--- Begin ---

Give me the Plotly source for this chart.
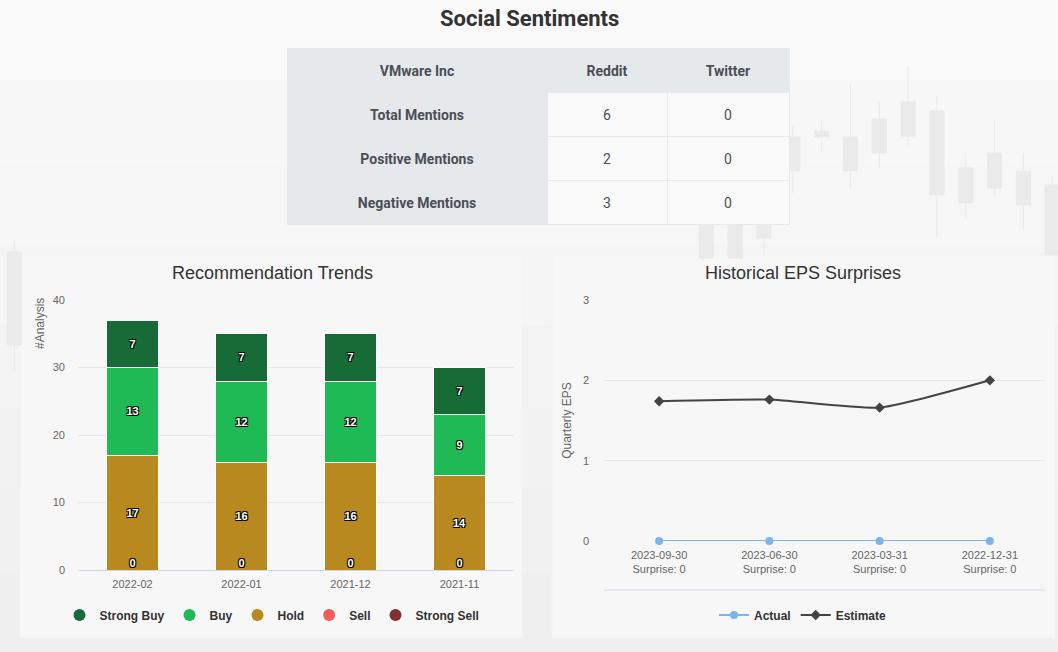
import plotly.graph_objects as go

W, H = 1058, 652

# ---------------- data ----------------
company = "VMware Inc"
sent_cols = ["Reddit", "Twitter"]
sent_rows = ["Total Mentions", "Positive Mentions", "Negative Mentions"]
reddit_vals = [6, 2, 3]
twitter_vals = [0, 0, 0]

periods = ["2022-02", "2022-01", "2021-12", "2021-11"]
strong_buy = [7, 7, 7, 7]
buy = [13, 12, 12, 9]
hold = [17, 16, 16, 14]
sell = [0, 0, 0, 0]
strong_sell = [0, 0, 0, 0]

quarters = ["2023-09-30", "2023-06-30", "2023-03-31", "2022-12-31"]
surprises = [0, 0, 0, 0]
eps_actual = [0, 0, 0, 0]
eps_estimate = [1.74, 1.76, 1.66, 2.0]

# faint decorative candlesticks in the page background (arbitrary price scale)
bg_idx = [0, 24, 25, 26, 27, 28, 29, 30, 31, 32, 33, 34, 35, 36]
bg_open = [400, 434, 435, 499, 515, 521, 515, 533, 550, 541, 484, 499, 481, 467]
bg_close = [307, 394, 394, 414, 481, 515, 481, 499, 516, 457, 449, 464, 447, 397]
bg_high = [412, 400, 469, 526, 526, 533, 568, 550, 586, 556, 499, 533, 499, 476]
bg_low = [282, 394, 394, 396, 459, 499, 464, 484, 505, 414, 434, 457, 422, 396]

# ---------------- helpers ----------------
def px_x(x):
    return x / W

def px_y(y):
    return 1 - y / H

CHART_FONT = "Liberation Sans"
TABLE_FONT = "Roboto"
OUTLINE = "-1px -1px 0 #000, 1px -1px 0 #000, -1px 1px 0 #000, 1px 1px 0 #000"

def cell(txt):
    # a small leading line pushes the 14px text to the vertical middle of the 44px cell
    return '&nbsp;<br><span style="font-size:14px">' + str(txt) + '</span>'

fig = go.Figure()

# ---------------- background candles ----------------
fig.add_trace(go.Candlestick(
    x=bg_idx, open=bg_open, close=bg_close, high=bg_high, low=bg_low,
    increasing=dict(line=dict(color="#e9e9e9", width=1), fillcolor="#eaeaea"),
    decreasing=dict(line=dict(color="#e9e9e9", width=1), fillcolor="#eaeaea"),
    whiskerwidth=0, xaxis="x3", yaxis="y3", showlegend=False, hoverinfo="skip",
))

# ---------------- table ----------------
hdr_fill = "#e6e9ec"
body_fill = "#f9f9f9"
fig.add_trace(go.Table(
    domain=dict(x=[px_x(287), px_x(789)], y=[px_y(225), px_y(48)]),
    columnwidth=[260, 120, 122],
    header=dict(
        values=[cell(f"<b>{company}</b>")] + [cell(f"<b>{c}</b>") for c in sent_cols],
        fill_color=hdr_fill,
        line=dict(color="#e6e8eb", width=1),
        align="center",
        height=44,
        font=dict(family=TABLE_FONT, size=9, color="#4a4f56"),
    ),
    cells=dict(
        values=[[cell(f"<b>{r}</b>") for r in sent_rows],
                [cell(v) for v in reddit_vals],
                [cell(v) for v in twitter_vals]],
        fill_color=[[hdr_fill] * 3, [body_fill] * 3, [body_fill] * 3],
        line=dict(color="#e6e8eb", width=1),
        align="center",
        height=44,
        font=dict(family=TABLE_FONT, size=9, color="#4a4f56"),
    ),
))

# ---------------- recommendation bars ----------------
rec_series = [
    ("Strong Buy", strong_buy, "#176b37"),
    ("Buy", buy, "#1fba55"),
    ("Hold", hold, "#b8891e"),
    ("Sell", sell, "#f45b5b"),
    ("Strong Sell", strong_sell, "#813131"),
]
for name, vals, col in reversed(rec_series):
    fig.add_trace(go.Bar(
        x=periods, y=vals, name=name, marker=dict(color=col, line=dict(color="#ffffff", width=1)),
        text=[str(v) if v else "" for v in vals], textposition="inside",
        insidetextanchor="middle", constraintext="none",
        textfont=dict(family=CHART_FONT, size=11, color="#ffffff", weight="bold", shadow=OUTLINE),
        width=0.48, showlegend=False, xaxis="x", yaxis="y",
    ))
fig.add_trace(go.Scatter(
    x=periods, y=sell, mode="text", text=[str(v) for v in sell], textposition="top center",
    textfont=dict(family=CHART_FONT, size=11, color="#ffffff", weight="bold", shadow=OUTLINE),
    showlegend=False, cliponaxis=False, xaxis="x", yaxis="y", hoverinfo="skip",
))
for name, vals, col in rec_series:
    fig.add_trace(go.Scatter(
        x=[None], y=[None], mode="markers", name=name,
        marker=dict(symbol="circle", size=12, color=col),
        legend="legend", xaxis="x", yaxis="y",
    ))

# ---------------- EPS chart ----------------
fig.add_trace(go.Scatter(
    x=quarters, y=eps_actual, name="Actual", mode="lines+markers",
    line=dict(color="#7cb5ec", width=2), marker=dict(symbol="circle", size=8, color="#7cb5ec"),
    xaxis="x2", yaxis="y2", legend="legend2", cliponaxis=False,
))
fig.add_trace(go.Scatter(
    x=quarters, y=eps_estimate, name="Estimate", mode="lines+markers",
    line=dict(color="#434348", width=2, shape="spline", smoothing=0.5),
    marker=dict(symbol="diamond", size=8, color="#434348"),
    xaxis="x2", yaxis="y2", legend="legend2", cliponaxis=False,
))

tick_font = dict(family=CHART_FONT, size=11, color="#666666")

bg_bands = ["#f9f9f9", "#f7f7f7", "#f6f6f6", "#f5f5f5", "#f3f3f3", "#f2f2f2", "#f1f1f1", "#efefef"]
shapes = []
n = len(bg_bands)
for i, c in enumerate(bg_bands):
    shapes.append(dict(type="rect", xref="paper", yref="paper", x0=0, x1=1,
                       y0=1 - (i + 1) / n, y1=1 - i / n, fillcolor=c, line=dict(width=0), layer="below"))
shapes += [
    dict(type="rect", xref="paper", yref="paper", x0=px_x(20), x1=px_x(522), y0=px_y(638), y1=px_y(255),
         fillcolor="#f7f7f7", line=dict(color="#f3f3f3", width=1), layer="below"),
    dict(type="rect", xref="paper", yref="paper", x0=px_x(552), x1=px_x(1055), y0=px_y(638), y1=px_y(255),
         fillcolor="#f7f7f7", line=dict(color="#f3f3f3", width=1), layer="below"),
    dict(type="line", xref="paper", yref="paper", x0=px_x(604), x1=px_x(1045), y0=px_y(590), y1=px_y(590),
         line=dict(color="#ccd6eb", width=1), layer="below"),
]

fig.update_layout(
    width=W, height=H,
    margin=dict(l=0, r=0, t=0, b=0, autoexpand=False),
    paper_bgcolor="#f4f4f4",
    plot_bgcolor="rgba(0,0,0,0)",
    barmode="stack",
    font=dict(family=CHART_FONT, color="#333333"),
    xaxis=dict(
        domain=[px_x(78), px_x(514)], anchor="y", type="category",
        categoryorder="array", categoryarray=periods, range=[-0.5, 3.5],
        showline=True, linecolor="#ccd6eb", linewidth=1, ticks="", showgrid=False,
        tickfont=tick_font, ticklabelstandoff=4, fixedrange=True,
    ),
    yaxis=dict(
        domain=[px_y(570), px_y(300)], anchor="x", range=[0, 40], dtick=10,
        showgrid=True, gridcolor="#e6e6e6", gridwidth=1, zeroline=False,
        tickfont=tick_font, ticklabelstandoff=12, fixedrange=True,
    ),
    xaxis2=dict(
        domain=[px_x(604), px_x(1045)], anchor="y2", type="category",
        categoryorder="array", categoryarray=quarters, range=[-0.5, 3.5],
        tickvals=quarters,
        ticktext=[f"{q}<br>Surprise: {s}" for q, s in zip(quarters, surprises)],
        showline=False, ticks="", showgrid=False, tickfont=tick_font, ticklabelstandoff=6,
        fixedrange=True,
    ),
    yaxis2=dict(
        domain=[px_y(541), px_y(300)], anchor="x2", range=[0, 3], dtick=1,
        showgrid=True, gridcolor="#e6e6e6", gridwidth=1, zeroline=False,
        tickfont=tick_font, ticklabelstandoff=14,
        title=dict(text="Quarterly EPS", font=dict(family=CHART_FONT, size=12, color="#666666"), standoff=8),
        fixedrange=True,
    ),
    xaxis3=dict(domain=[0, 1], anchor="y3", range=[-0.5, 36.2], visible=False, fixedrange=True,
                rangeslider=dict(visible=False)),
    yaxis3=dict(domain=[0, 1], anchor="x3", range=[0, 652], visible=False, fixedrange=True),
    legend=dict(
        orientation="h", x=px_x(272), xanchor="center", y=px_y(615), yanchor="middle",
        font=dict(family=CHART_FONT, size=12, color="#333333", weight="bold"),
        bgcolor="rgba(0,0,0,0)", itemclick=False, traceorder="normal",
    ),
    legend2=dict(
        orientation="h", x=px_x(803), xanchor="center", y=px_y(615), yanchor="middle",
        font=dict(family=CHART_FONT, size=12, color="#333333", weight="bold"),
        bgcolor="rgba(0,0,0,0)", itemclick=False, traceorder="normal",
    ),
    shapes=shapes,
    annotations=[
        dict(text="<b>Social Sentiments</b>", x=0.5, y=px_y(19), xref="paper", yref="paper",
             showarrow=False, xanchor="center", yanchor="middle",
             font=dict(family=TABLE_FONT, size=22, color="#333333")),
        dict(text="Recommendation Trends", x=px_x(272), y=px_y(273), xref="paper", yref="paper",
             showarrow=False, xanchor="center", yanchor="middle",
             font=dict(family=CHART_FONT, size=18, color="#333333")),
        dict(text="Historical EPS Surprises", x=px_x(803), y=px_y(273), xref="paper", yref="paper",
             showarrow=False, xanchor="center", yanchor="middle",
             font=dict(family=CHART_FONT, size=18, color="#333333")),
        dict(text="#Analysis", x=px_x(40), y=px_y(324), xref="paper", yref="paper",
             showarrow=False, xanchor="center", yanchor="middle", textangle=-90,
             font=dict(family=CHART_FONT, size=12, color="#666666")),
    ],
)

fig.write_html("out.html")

--- End ---

Request: Write out exactly the opening lines of the data, stopping after the line that holds "strong_sell = [0, 0, 0, 0]". Exclude pictures.

Answer for this exercise:
Give me the Plotly source for this chart.
import plotly.graph_objects as go

W, H = 1058, 652

# ---------------- data ----------------
company = "VMware Inc"
sent_cols = ["Reddit", "Twitter"]
sent_rows = ["Total Mentions", "Positive Mentions", "Negative Mentions"]
reddit_vals = [6, 2, 3]
twitter_vals = [0, 0, 0]

periods = ["2022-02", "2022-01", "2021-12", "2021-11"]
strong_buy = [7, 7, 7, 7]
buy = [13, 12, 12, 9]
hold = [17, 16, 16, 14]
sell = [0, 0, 0, 0]
strong_sell = [0, 0, 0, 0]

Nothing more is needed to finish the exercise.